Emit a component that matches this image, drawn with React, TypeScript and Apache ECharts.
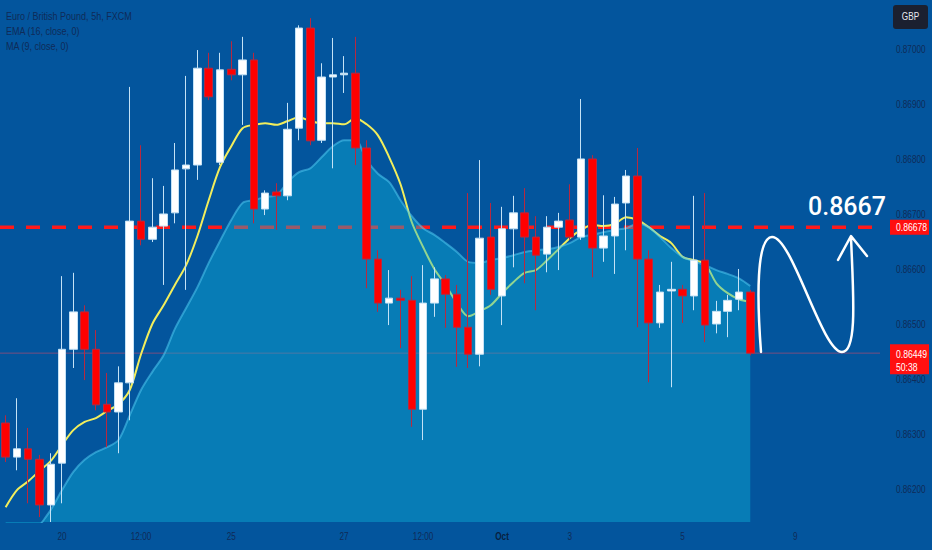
import React, { useEffect, useRef } from "react";
import * as echarts from "echarts";

// EUR/GBP 5h candles
const opens = [
  0.86322, 0.8626, 0.86275, 0.86256, 0.86173, 0.86249, 0.86456, 0.86524, 0.86456, 0.86356,
  0.86342, 0.86395, 0.86689, 0.86656, 0.8668, 0.86704, 0.86784, 0.86791, 0.86967, 0.86796,
  0.86965, 0.86955, 0.86982, 0.86711, 0.86742, 0.86735, 0.86858, 0.8704, 0.86836, 0.86951,
  0.86955, 0.86958, 0.86822, 0.8662, 0.8654, 0.86549, 0.86545, 0.86347, 0.8654, 0.86584,
  0.86556, 0.86496, 0.86447, 0.8666, 0.86553, 0.86675, 0.86704, 0.8666, 0.86629, 0.86678,
  0.86691, 0.8666, 0.86802, 0.8664, 0.86662, 0.86722, 0.86771, 0.8662, 0.86504, 0.86562,
  0.86565, 0.86553, 0.86618, 0.86502, 0.86525, 0.86547, 0.8656
];
const closes = [
  0.8626, 0.86275, 0.86256, 0.86173, 0.86247, 0.86456, 0.86524, 0.86456, 0.86355, 0.86342,
  0.86395, 0.86689, 0.86656, 0.86678, 0.86702, 0.86782, 0.86791, 0.86967, 0.86915, 0.86964,
  0.86955, 0.86982, 0.86711, 0.8674, 0.86735, 0.86856, 0.8704, 0.86835, 0.86951, 0.86955,
  0.86958, 0.86822, 0.8662, 0.8654, 0.86549, 0.86545, 0.86347, 0.8654, 0.86584, 0.86556,
  0.86496, 0.86447, 0.86658, 0.86565, 0.86675, 0.86704, 0.8666, 0.86627, 0.86678, 0.86689,
  0.8666, 0.86802, 0.8664, 0.86662, 0.8672, 0.86771, 0.8662, 0.86504, 0.8656, 0.86565,
  0.86553, 0.86618, 0.865, 0.86525, 0.86545, 0.8656, 0.86449
];
const highs = [
  0.86336, 0.86367, 0.86313, 0.86264, 0.86267, 0.86589, 0.86595, 0.86536, 0.86491, 0.86413,
  0.86425, 0.86933, 0.86827, 0.86767, 0.86753, 0.86831, 0.86953, 0.87, 0.86995, 0.86995,
  0.87016, 0.87024, 0.86995, 0.86745, 0.86758, 0.86904, 0.87045, 0.87058, 0.86976, 0.87022,
  0.86989, 0.87024, 0.86836, 0.86636, 0.866, 0.86564, 0.86589, 0.86609, 0.86605, 0.86591,
  0.86573, 0.8674, 0.868, 0.86722, 0.86715, 0.86735, 0.86749, 0.86698, 0.86698, 0.86704,
  0.86756, 0.86911, 0.86809, 0.86736, 0.86733, 0.86782, 0.86822, 0.86636, 0.86573, 0.86615,
  0.86573, 0.86735, 0.8674, 0.86544, 0.86555, 0.86602, 0.86564
];
const lows = [
  0.86251, 0.86236, 0.86176, 0.86151, 0.86142, 0.86176, 0.86422, 0.864, 0.86345, 0.86278,
  0.86267, 0.86327, 0.86645, 0.86651, 0.86573, 0.86685, 0.86564, 0.86764, 0.86909, 0.86791,
  0.86945, 0.86864, 0.86685, 0.867, 0.86673, 0.86727, 0.86836, 0.86827, 0.86831, 0.86785,
  0.86922, 0.86791, 0.86567, 0.86524, 0.865, 0.86458, 0.86315, 0.86291, 0.86515, 0.86495,
  0.86424, 0.86422, 0.86425, 0.86555, 0.865, 0.86605, 0.86576, 0.86527, 0.86596, 0.866,
  0.86655, 0.86655, 0.86587, 0.86615, 0.86593, 0.86636, 0.86496, 0.86396, 0.86495, 0.86387,
  0.86504, 0.86527, 0.86469, 0.86485, 0.86478, 0.86527, 0.86445
];

// yellow moving average line
const maValues = [
  0.86169, 0.862, 0.86216, 0.86235, 0.86253, 0.86282, 0.86309, 0.86324, 0.86331, 0.86344,
  0.86356, 0.86382, 0.86447, 0.86502, 0.86536, 0.86573, 0.86609, 0.86662, 0.86727, 0.86787,
  0.86825, 0.86858, 0.86864, 0.86867, 0.86864, 0.86871, 0.86878, 0.86871, 0.86867, 0.86867,
  0.86865, 0.86876, 0.86865, 0.86845, 0.86805, 0.86756, 0.86687, 0.86642, 0.86602, 0.86573,
  0.8654, 0.86516, 0.86525, 0.86536, 0.86558, 0.86578, 0.86595, 0.866, 0.86618, 0.86638,
  0.86658, 0.86673, 0.86682, 0.8668, 0.86684, 0.86696, 0.86691, 0.86678, 0.86662, 0.86649,
  0.86624, 0.86618, 0.86611, 0.86576, 0.86558, 0.86547, 0.86542
];

// slower average drawn as the filled area
const emaValues = [
  0.8604, 0.86071, 0.86104, 0.86135, 0.86164, 0.862, 0.86233, 0.86255, 0.86269, 0.86278,
  0.86291, 0.86336, 0.86382, 0.86415, 0.86445, 0.86493, 0.86531, 0.86569, 0.86613, 0.86653,
  0.86691, 0.86722, 0.86727, 0.86733, 0.86736, 0.8676, 0.86778, 0.86785, 0.86805, 0.86825,
  0.86836, 0.86836, 0.868, 0.86775, 0.8676, 0.86727, 0.86698, 0.86676, 0.86664, 0.86649,
  0.86633, 0.86615, 0.86613, 0.86618, 0.86622, 0.86627, 0.86633, 0.86636, 0.86638, 0.86642,
  0.86649, 0.8666, 0.86664, 0.86669, 0.86673, 0.86676, 0.86684, 0.86678, 0.8666, 0.8664,
  0.86624, 0.86616, 0.86609, 0.866, 0.86593, 0.86585, 0.86571
];

const EMPTY_BARS = 11; // empty slots to the right of the last candle
const tickMarks: [number, string][] = [
  [5, "20"], [12, "12:00"], [20, "25"], [30, "27"], [37, "12:00"],
  [44, "Oct"], [50, "3"], [60, "5"], [70, "9"]
];
const priceTicks = [0.862, 0.863, 0.864, 0.865, 0.866, 0.867, 0.868, 0.869, 0.87];
const targetLevel = 0.86678;
const targetText = "0.8667";
const lastPrice = 0.86449;
const countdown = "50:38";
const legendLines = ["Euro / British Pound, 5h, FXCM", "EMA (16, close, 0)", "MA (9, close, 0)"];

const WAVE_PATH =
  "M761 352 C757 300 756 238 772 237 C792 236 822 352 842 352 C858 352 853 290 851 237 M838 260 L851 236 L867 256";
echarts.graphic.registerShape("waveArrow", echarts.graphic.extendPath(WAVE_PATH, {}));

const BG = "#03559d";
const TEXT = "#0f2b58";
const FONT = "'Liberation Sans', Arial, sans-serif";
const SQUEEZE = 0.82; // the original uses a narrow UI font

const App = () => {
  const ref = useRef<HTMLDivElement>(null);

  useEffect(() => {
    const total = opens.length + EMPTY_BARS;
    const categories = Array.from({ length: total }, (_, i) => String(i));
    const candles = opens.map((o, i) => [o, closes[i], lows[i], highs[i]]);

    const chart = echarts.init(ref.current, null, { renderer: "svg" });
    chart.setOption({
      animation: false,
      backgroundColor: BG,
      grid: { left: 0, right: 52, top: 0, bottom: 28 },
      xAxis: {
        type: "category",
        data: categories,
        boundaryGap: true,
        axisLine: { show: false },
        axisTick: { show: false },
        splitLine: { show: false },
        axisLabel: { show: false }
      },
      yAxis: {
        type: "value",
        position: "right",
        min: 0.86142,
        max: 0.87091,
        axisLine: { show: false },
        axisTick: { show: false },
        splitLine: { show: false },
        axisLabel: { show: false }
      },
      series: [
        {
          name: "MA (9, close, 0)",
          type: "line",
          data: maValues,
          z: 2,
          showSymbol: false,
          smooth: 0.3,
          lineStyle: { color: "#f2ee5c", width: 2 }
        },
        {
          name: "EMA (16, close, 0)",
          type: "line",
          data: emaValues,
          z: 3,
          showSymbol: false,
          smooth: 0.3,
          lineStyle: { color: "rgba(80,200,240,0.55)", width: 2 },
          areaStyle: { color: "rgba(15,178,218,0.6)", origin: "start" }
        },
        {
          type: "candlestick",
          data: candles,
          z: 4,
          barWidth: 8,
          itemStyle: {
            color: "#ffffff",
            color0: "#ff0000",
            borderColor: "#c4e2f6",
            borderColor0: "#b8283f",
            borderWidth: 1
          }
        }
      ]
    });

    const yPix = (v: number) => chart.convertToPixel({ yAxisIndex: 0 }, v) as number;
    const xPix = (i: number) => chart.convertToPixel({ xAxisIndex: 0 }, i) as number;
    const yTarget = yPix(targetLevel);
    const yLast = yPix(lastPrice);
    const plotRight = 880;

    const smallText = (text: string, x: number, y: number, fill: string, extra: any = {}) => ({
      type: "text",
      x,
      y,
      scaleX: SQUEEZE,
      silent: true,
      z: 50,
      style: { text, fill, fontSize: 11, fontFamily: FONT, verticalAlign: "middle", ...extra }
    });

    chart.setOption({
      graphic: [
        // price levels sit under the translucent area
        {
          type: "line",
          z: 2,
          silent: true,
          shape: { x1: 0, y1: yTarget, x2: plotRight, y2: yTarget },
          style: { stroke: "#ff1a1a", lineWidth: 3.5, lineDash: [14, 12] }
        },
        {
          type: "line",
          z: 2,
          silent: true,
          shape: { x1: 0, y1: yLast, x2: plotRight, y2: yLast },
          style: { stroke: "rgba(235,70,100,0.5)", lineWidth: 1 }
        },
        ...legendLines.map((t, i) => smallText(t, 6, 16 + i * 15, TEXT)),
        ...priceTicks.map((v) =>
          smallText(v.toFixed(5), 896, yPix(v), TEXT, { fontSize: 10 })
        ),
        ...tickMarks.map(([i, l]) =>
          smallText(l, xPix(i), 537, l === "Oct" ? "#081f40" : TEXT, {
            fontSize: 10,
            align: "center",
            fontWeight: l === "Oct" ? "bold" : "normal"
          })
        ),
        {
          type: "rect",
          z: 50,
          shape: { x: 893, y: 5, width: 35, height: 24, r: 3 },
          style: { fill: "#1b2030" }
        },
        smallText("GBP", 910.5, 17, "#e8eaf0", { fontSize: 10, align: "center" }),
        {
          type: "rect",
          z: 50,
          shape: { x: 890, y: yTarget - 7.5, width: 39, height: 15 },
          style: { fill: "#ff1010" }
        },
        smallText(targetLevel.toFixed(5), 896, yTarget, "#ffffff", { fontSize: 10.5 }),
        {
          type: "rect",
          z: 50,
          shape: { x: 890, y: yLast - 9, width: 39, height: 30 },
          style: { fill: "#ff1010" }
        },
        smallText(lastPrice.toFixed(5), 896, yLast + 1, "#ffffff", { fontSize: 10.5 }),
        smallText(countdown, 896, yLast + 14, "#ffffff", { fontSize: 10.5 }),
        {
          type: "waveArrow",
          x: 0,
          y: 0,
          z: 100,
          silent: true,
          style: { fill: null, stroke: "#ffffff", lineWidth: 2.5, lineCap: "round", lineJoin: "round" }
        },
        {
          type: "text",
          x: 847,
          y: yTarget - 21,
          z: 100,
          silent: true,
          style: {
            text: targetText,
            fill: "#ffffff",
            fontSize: 25,
            fontWeight: 500,
            fontFamily: "Roboto, 'Open Sans', sans-serif",
            align: "center",
            verticalAlign: "middle"
          }
        }
      ]
    });

    return () => {
      chart.dispose();
    };
  }, []);

  return (
    <div
      ref={ref}
      style={{ position: "fixed", left: 0, top: 0, width: 932, height: 550 }}
    ></div>
  );
};

export default App;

++++++++++

• **The request**
Repeat only what lies between the start of the data and the end of the line containing "import * as", exactly, with pictures left out.

• **Written answer**
Emit a component that matches this image, drawn with React, TypeScript and Apache ECharts.
import React, { useEffect, useRef } from "react";
import * as echarts from "echarts";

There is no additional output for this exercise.